> **Work to do**: Transcribe all of the data exactly. Omit the pictures.

> **Recorded data**:
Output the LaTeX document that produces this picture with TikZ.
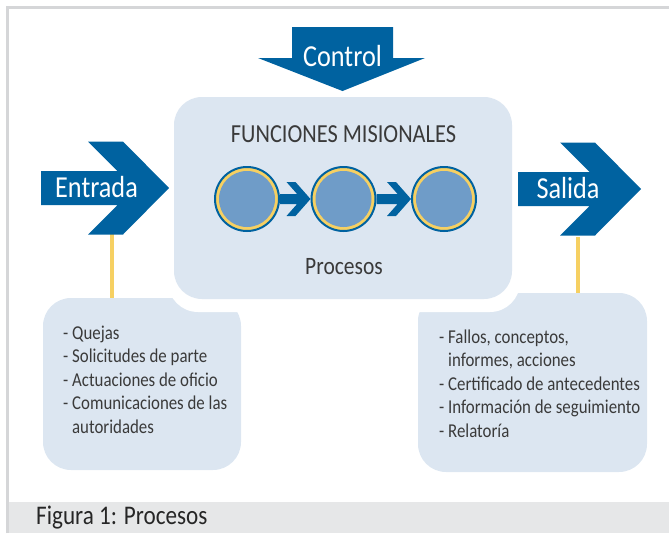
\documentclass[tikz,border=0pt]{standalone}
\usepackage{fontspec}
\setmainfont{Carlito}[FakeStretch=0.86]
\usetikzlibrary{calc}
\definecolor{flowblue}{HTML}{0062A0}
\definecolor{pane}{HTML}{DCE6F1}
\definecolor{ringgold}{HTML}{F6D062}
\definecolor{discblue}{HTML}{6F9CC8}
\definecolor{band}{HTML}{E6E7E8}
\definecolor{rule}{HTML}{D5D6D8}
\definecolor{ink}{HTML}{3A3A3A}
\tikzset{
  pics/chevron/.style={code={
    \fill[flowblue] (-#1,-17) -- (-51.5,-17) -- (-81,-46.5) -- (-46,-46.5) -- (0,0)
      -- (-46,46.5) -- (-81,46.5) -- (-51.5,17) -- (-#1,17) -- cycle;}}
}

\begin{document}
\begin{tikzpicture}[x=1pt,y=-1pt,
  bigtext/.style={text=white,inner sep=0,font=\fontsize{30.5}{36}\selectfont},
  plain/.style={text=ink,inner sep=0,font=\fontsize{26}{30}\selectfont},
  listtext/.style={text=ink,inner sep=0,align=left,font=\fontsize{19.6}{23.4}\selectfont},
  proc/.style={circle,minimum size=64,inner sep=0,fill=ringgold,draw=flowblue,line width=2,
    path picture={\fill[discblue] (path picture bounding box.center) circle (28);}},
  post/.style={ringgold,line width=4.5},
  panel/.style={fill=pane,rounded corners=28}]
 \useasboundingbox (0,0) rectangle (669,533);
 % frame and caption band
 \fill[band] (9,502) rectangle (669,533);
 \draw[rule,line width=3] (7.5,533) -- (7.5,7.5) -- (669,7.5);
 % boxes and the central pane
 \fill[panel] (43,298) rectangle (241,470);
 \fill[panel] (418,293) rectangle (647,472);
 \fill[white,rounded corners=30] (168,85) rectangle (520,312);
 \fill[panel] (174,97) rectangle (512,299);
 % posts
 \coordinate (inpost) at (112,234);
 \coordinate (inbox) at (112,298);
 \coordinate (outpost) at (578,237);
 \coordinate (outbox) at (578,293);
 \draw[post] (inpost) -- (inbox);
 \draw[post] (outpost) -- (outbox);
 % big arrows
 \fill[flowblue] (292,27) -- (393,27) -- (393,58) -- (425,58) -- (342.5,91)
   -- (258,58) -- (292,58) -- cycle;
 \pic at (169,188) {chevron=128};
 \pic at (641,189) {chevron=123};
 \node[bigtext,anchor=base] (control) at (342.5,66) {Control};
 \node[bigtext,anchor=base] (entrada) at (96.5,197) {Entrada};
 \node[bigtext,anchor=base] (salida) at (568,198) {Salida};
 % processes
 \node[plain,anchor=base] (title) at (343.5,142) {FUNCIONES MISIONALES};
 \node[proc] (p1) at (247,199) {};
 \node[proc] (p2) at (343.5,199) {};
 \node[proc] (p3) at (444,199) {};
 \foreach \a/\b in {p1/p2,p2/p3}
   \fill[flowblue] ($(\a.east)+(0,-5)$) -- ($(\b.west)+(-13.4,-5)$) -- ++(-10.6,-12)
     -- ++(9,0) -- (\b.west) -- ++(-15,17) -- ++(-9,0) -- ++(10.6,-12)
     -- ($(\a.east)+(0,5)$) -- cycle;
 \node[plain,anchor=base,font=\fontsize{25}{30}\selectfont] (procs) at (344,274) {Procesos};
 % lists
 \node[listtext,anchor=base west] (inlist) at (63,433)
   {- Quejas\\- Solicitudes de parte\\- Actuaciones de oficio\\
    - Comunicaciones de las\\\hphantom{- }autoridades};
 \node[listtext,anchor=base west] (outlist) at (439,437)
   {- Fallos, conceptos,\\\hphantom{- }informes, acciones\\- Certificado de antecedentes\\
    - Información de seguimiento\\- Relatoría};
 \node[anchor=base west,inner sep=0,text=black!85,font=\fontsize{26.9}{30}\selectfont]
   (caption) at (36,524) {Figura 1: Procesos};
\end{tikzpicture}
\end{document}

> **Exercise output**:
Output the LaTeX document that produces this picture with TikZ.
\documentclass[tikz,border=0pt]{standalone}
\usepackage{fontspec}
\setmainfont{Carlito}[FakeStretch=0.86]
\usetikzlibrary{calc}
\definecolor{flowblue}{HTML}{0062A0}
\definecolor{pane}{HTML}{DCE6F1}
\definecolor{ringgold}{HTML}{F6D062}
\definecolor{discblue}{HTML}{6F9CC8}
\definecolor{band}{HTML}{E6E7E8}
\definecolor{rule}{HTML}{D5D6D8}
\definecolor{ink}{HTML}{3A3A3A}
\tikzset{
  pics/chevron/.style={code={
    \fill[flowblue] (-#1,-17) -- (-51.5,-17) -- (-81,-46.5) -- (-46,-46.5) -- (0,0)
      -- (-46,46.5) -- (-81,46.5) -- (-51.5,17) -- (-#1,17) -- cycle;}}
}

\begin{document}
\begin{tikzpicture}[x=1pt,y=-1pt,
  bigtext/.style={text=white,inner sep=0,font=\fontsize{30.5}{36}\selectfont},
  plain/.style={text=ink,inner sep=0,font=\fontsize{26}{30}\selectfont},
  listtext/.style={text=ink,inner sep=0,align=left,font=\fontsize{19.6}{23.4}\selectfont},
  proc/.style={circle,minimum size=64,inner sep=0,fill=ringgold,draw=flowblue,line width=2,
    path picture={\fill[discblue] (path picture bounding box.center) circle (28);}},
  post/.style={ringgold,line width=4.5},
  panel/.style={fill=pane,rounded corners=28}]
 \useasboundingbox (0,0) rectangle (669,533);
 % frame and caption band
 \fill[band] (9,502) rectangle (669,533);
 \draw[rule,line width=3] (7.5,533) -- (7.5,7.5) -- (669,7.5);
 % boxes and the central pane
 \fill[panel] (43,298) rectangle (241,470);
 \fill[panel] (418,293) rectangle (647,472);
 \fill[white,rounded corners=30] (168,85) rectangle (520,312);
 \fill[panel] (174,97) rectangle (512,299);
 % posts
 \coordinate (inpost) at (112,234);
 \coordinate (inbox) at (112,298);
 \coordinate (outpost) at (578,237);
 \coordinate (outbox) at (578,293);
 \draw[post] (inpost) -- (inbox);
 \draw[post] (outpost) -- (outbox);
 % big arrows
 \fill[flowblue] (292,27) -- (393,27) -- (393,58) -- (425,58) -- (342.5,91)
   -- (258,58) -- (292,58) -- cycle;
 \pic at (169,188) {chevron=128};
 \pic at (641,189) {chevron=123};
 \node[bigtext,anchor=base] (control) at (342.5,66) {Control};
 \node[bigtext,anchor=base] (entrada) at (96.5,197) {Entrada};
 \node[bigtext,anchor=base] (salida) at (568,198) {Salida};
 % processes
 \node[plain,anchor=base] (title) at (343.5,142) {FUNCIONES MISIONALES};
 \node[proc] (p1) at (247,199) {};
 \node[proc] (p2) at (343.5,199) {};
 \node[proc] (p3) at (444,199) {};
 \foreach \a/\b in {p1/p2,p2/p3}
   \fill[flowblue] ($(\a.east)+(0,-5)$) -- ($(\b.west)+(-13.4,-5)$) -- ++(-10.6,-12)
     -- ++(9,0) -- (\b.west) -- ++(-15,17) -- ++(-9,0) -- ++(10.6,-12)
     -- ($(\a.east)+(0,5)$) -- cycle;
 \node[plain,anchor=base,font=\fontsize{25}{30}\selectfont] (procs) at (344,274) {Procesos};
 % lists
 \node[listtext,anchor=base west] (inlist) at (63,433)
   {- Quejas\\- Solicitudes de parte\\- Actuaciones de oficio\\
    - Comunicaciones de las\\\hphantom{- }autoridades};
 \node[listtext,anchor=base west] (outlist) at (439,437)
   {- Fallos, conceptos,\\\hphantom{- }informes, acciones\\- Certificado de antecedentes\\
    - Información de seguimiento\\- Relatoría};
 \node[anchor=base west,inner sep=0,text=black!85,font=\fontsize{26.9}{30}\selectfont]
   (caption) at (36,524) {Figura 1: Procesos};
\end{tikzpicture}
\end{document}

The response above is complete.